Legally speaking, then, this confession means nothing in terms of Chen Yongzhou’s guilt or innocence. But it speaks volumes about the conduct of Changsha police and China Central Television.
Here again is Wei Yongzheng:

The China Central Television program exposes the illegal behavior of the police. The Prison Statute clearly stipulates: “Restraints may be used, with the approval of the prison warden, in cases where there is reason to believe an offender might use violence, resist, escape or attempt suicide. In emergency situations, such equipment may be used initially, and then report be made to the prison warden. [Such equipment] should be removed outside the above-mentioned conditions.” . . .
The new Criminal Procedure Law introduced last year made additional demands about not forcing confessions, and also made stipulations about protecting the secrecy of information during the process of investigation and trial. Our media must study these important regulations diligently, making fundamental changes to the method of reporting confessions by suspects before trial. This report from CCTV not only failed to make these adjustments, but was even more flagrant than usual in its violations. This is perplexing and disappointing.
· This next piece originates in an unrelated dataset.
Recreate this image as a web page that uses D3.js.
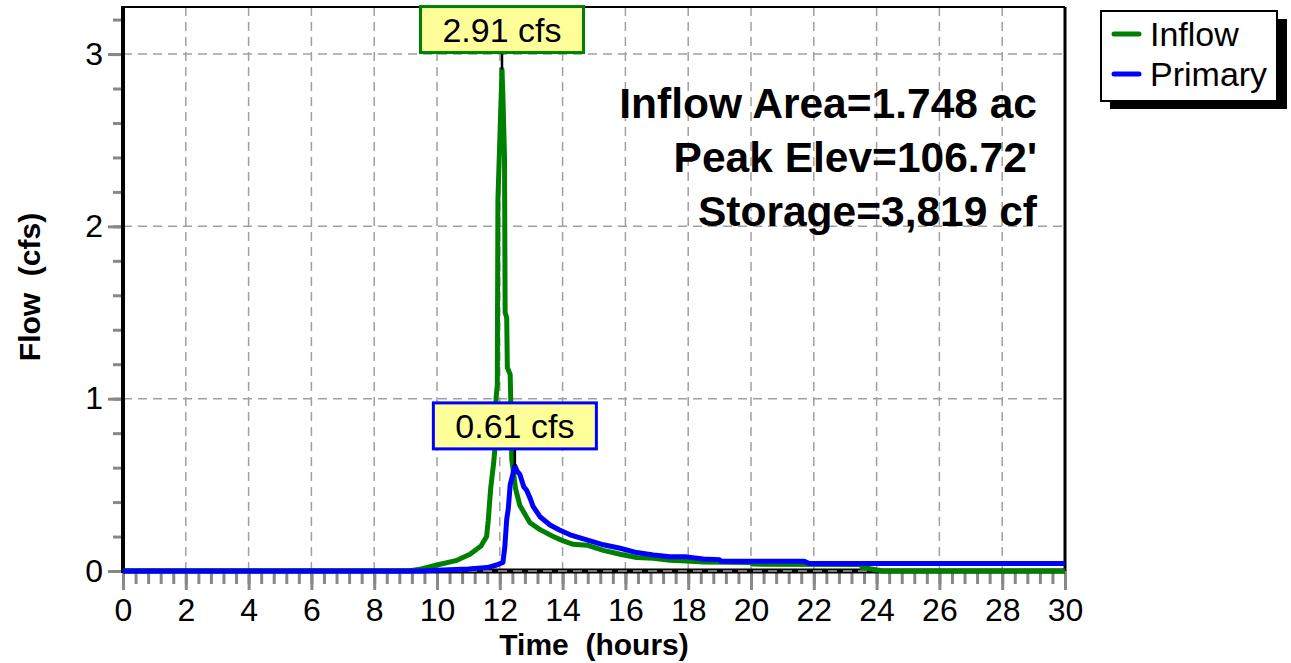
<!DOCTYPE html>
<html><head><meta charset="utf-8">
<script src="https://cdn.jsdelivr.net/npm/d3@7"></script>
<style>
html,body{margin:0;padding:0;background:#fff;}
svg{display:block;font-family:"Liberation Sans",Arial,sans-serif;}
</style></head>
<body>
<svg id="chart" width="1291" height="663"></svg>
<script>
// ---- data ----
const inflowT = [0, 9.1, 9.5, 10.0, 10.6, 11.05, 11.4, 11.58, 11.63, 11.71, 11.8, 11.85, 11.88, 11.92, 11.94, 12.07, 12.1, 12.15, 12.17, 12.22, 12.24, 12.33, 12.36, 12.38, 12.5, 12.64, 12.96, 13.28, 13.7, 14.02, 14.34, 14.77, 15.3, 15.83, 16.36, 16.89, 17.42, 17.95, 18.5, 20.0, 20.05, 23.5, 23.55, 24.2, 30];
const inflowQ = [0, 0, 0.012, 0.035, 0.06, 0.097, 0.145, 0.2, 0.29, 0.48, 0.62, 0.72, 1.0, 1.08, 2.15, 2.91, 2.75, 2.4, 1.5, 1.47, 1.18, 1.14, 0.9, 0.65, 0.48, 0.38, 0.28, 0.24, 0.2, 0.175, 0.155, 0.15, 0.12, 0.097, 0.078, 0.074, 0.062, 0.058, 0.052, 0.05, 0.04, 0.038, 0.02, 0, 0];
const primaryT = [0, 9.5, 10.0, 11.0, 11.6, 11.9, 12.1, 12.16, 12.22, 12.27, 12.33, 12.4, 12.48, 12.55, 12.64, 12.76, 12.85, 12.97, 13.06, 13.28, 13.6, 13.9, 14.24, 14.77, 15.3, 15.83, 16.36, 16.89, 17.42, 17.95, 18.48, 19.0, 19.05, 21.7, 21.85, 30];
const primaryQ = [0, 0, 0.005, 0.012, 0.02, 0.035, 0.05, 0.14, 0.3, 0.36, 0.5, 0.55, 0.61, 0.58, 0.56, 0.49, 0.47, 0.42, 0.375, 0.315, 0.267, 0.238, 0.21, 0.18, 0.152, 0.132, 0.107, 0.093, 0.083, 0.082, 0.07, 0.066, 0.056, 0.056, 0.043, 0.043];
const xTicks = [0, 2, 4, 6, 8, 10, 12, 14, 16, 18, 20, 22, 24, 26, 28, 30];
const yTicks = [0, 1, 2, 3];
const seriesNames = ["Inflow", "Primary"];
const seriesColors = ["#008000", "#0000ff"];
const peakLabels = ["2.91 cfs", "0.61 cfs"];
const peakT = [12.07, 12.48];
const peakQ = [2.91, 0.61];
const infoLines = ["Inflow Area=1.748 ac", "Peak Elev=106.72'", "Storage=3,819 cf"];

// ---- layout ----
const L = 123, R = 1065, T = 7, B = 571;
const x = d3.scaleLinear().domain([0, 30]).range([L, R]);
const y = d3.scaleLinear().domain([0, 3.273]).range([B, T]);
const svg = d3.select("#chart");
const gridCol = "#a0a0a0", tickCol = "#888";
const FF = "Liberation Sans, Arial, sans-serif";

// grid
svg.append("g").selectAll("line").data(xTicks.slice(1, -1)).join("line")
  .attr("x1", d => x(d)).attr("x2", d => x(d)).attr("y1", T).attr("y2", B)
  .attr("stroke", gridCol).attr("stroke-width", 1.5).attr("stroke-dasharray", "9,6");
svg.append("g").selectAll("line").data(yTicks.slice(1)).join("line")
  .attr("x1", L).attr("x2", R).attr("y1", d => y(d)).attr("y2", d => y(d))
  .attr("stroke", gridCol).attr("stroke-width", 1.5).attr("stroke-dasharray", "9,6");

// minor / major ticks via axes
const xMinor = d3.range(0, 30.0001, 0.4);
const yMinor = d3.range(0, 3.2001, 0.2);
const gxm = svg.append("g").attr("transform", `translate(0,${B})`)
  .call(d3.axisBottom(x).tickValues(xMinor).tickSize(13).tickFormat(""));
const gx = svg.append("g").attr("transform", `translate(0,${B})`)
  .call(d3.axisBottom(x).tickValues(xTicks).tickSize(19).tickPadding(8).tickFormat(d3.format("d")));
const gym = svg.append("g").attr("transform", `translate(${L},0)`)
  .call(d3.axisLeft(y).tickValues(yMinor).tickSize(10).tickFormat(""));
const gy = svg.append("g").attr("transform", `translate(${L},0)`)
  .call(d3.axisLeft(y).tickValues(yTicks).tickSize(15).tickPadding(5).tickFormat(d3.format("d")));
[gxm, gx, gym, gy].forEach(g => {
  g.select(".domain").remove();
  g.selectAll(".tick line").attr("stroke", tickCol).attr("stroke-width", 3);
});
gx.selectAll(".tick text").attr("font-size", 32).attr("fill", "#000").attr("font-family", FF);
gy.selectAll(".tick text").attr("font-size", 32).attr("fill", "#000").attr("font-family", FF);

// frame
svg.append("line").attr("x1", L).attr("x2", R).attr("y1", T).attr("y2", T).attr("stroke", "#000").attr("stroke-width", 2);
svg.append("line").attr("x1", R).attr("x2", R).attr("y1", T).attr("y2", B).attr("stroke", "#000").attr("stroke-width", 3);
svg.append("line").attr("x1", L).attr("x2", R).attr("y1", B).attr("y2", B).attr("stroke", "#000").attr("stroke-width", 5);
svg.append("line").attr("x1", L).attr("x2", L).attr("y1", T - 1).attr("y2", B + 2).attr("stroke", "#000").attr("stroke-width", 4);
svg.append("line").attr("x1", L).attr("x2", R).attr("y1", B).attr("y2", B)
  .attr("stroke", gridCol).attr("stroke-width", 1.5).attr("stroke-dasharray", "9,6");

// series
const line = d3.line().x(d => x(d[0])).y(d => y(d[1]));
const series = [d3.zip(inflowT, inflowQ), d3.zip(primaryT, primaryQ)];
series.forEach((s, i) => {
  svg.append("path").datum(s).attr("d", line).attr("fill", "none")
    .attr("stroke", seriesColors[i]).attr("stroke-width", 5).attr("stroke-linejoin", "round");
});

// peak labels
peakLabels.forEach((lab, i) => {
  const cx = x(peakT[i]), py = y(peakQ[i]);
  const bw = 163, bh = 46, bb = py - 17;
  svg.append("line").attr("x1", cx).attr("x2", cx).attr("y1", bb).attr("y2", py)
    .attr("stroke", "#000").attr("stroke-width", 2.5);
  svg.append("rect").attr("x", cx - bw / 2).attr("y", bb - bh).attr("width", bw).attr("height", bh)
    .attr("fill", "#ffff99").attr("stroke", seriesColors[i]).attr("stroke-width", 3);
  svg.append("text").attr("x", cx).attr("y", bb - 11).attr("text-anchor", "middle")
    .attr("font-size", 34).attr("fill", "#000").text(lab);
});

// info text
infoLines.forEach((t, i) => {
  svg.append("text").attr("x", 1037).attr("y", 118 + i * 54).attr("text-anchor", "end")
    .attr("font-size", 42.5).attr("font-weight", "bold").attr("fill", "#000").text(t);
});

// axis titles
svg.append("text").attr("x", 594).attr("y", 655).attr("text-anchor", "middle")
  .attr("font-size", 30).attr("font-weight", "bold").style("white-space", "pre").text("Time  (hours)");
svg.append("text").attr("transform", "translate(40,287) rotate(-90)").attr("text-anchor", "middle")
  .attr("font-size", 30).attr("font-weight", "bold").style("white-space", "pre").text("Flow  (cfs)");

// legend
const lg = svg.append("g");
lg.append("rect").attr("x", 1110).attr("y", 19).attr("width", 177).attr("height", 90).attr("fill", "#000");
lg.append("rect").attr("x", 1101).attr("y", 11).attr("width", 176).attr("height", 90)
  .attr("fill", "#fff").attr("stroke", "#000").attr("stroke-width", 2);
seriesNames.forEach((n, i) => {
  const yy = 34 + i * 40;
  lg.append("line").attr("x1", 1114).attr("x2", 1139).attr("y1", yy).attr("y2", yy)
    .attr("stroke", seriesColors[i]).attr("stroke-width", 5).attr("stroke-linecap", "round");
  lg.append("text").attr("x", 1150).attr("y", yy + 12).attr("font-size", 34).attr("fill", "#000").text(n);
});
</script>
</body></html>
The upshot here is that the broadcast “confession” by CCTV’s Morning News program should be understood not as evidence of Chen Yongzhou’s guilt, but as a bleak illustration of how his rights have been violated by both police and the media.
The deeper irony is that while the CCTV “confession” propelled the Chen Yongzhou story away from the narrative of the victimized journalist and established the idea of the journalist as a breaker of laws and ethics, the only demonstrably unethical and possibly unlawful media conduct in this case is that of CCTV.
Other media, including the New Express, and agencies and organizations like the ACJA, have seized on the televised “confession.” They have reported it, and acted on it, with the assumption that it is the disinterested truth. In doing so, they have gone against their legal and professional duties, says Wei Yongzheng:

I must express my condemnation in seeing the statements of the All-China Journalists Association and other agencies, which simply repeated the confession of the reporter in this case. And I will not jump on the bandwagon in judging that the reporter is guilty. This [restraint] accords with the law. I hope that the police in this case and the media, in accord with the law, will immediately stop propagating the idea that the suspect is guilty. And I hope the case can be sent quickly to the procuratorate for investigation. If indeed a crime has been committed, then an impartial verdict must be rendered by the court in strict accordance with the Criminal Procedure Law. Only then can the truth be revealed and all doubts be eliminated.

Indeed, given what a steaming dog mess this whole case has become, how can we possibly know who is telling the truth? It is a well-established fact that state media in China have been among the worst offenders in cases of journalistic misconduct, including the acceptance of bribes and gag fees.
We can easily imagine the following totally hypothetical scenario: a listed company, stung by a series of reports from a commercial newspaper, pushes local authorities to arrest the reporter responsible; shamed again by a very public call for the reporter’s release, the company (and local authorities) seek out a program on state-run television, which agrees to air a forced confession by the reporter in exchange for a generous advertising purchase; the televised confession is a public relations coup for the listed company, turning the news narrative around and pushing its stock price higher.
The role of the ACJA in the Chen Yongzhou case is particularly shameful. Consider what the association says in its formal response to the CCTV “confession”:

The association safeguards reporters’ legal rights and interests, but also strongly opposes all unethical practices, including the abuse of rights in news gathering, and publishing false stories in exchange for cash.

CCTV’s decision to air the Chen Yongzhou “confession” was quite clearly an “abuse of rights in news gathering.” And that abuse directly concerns the “legal rights and interests” of the journalist at the center of this story.
On both accounts, the All-China Journalists Association has failed itself and China’s professional journalists.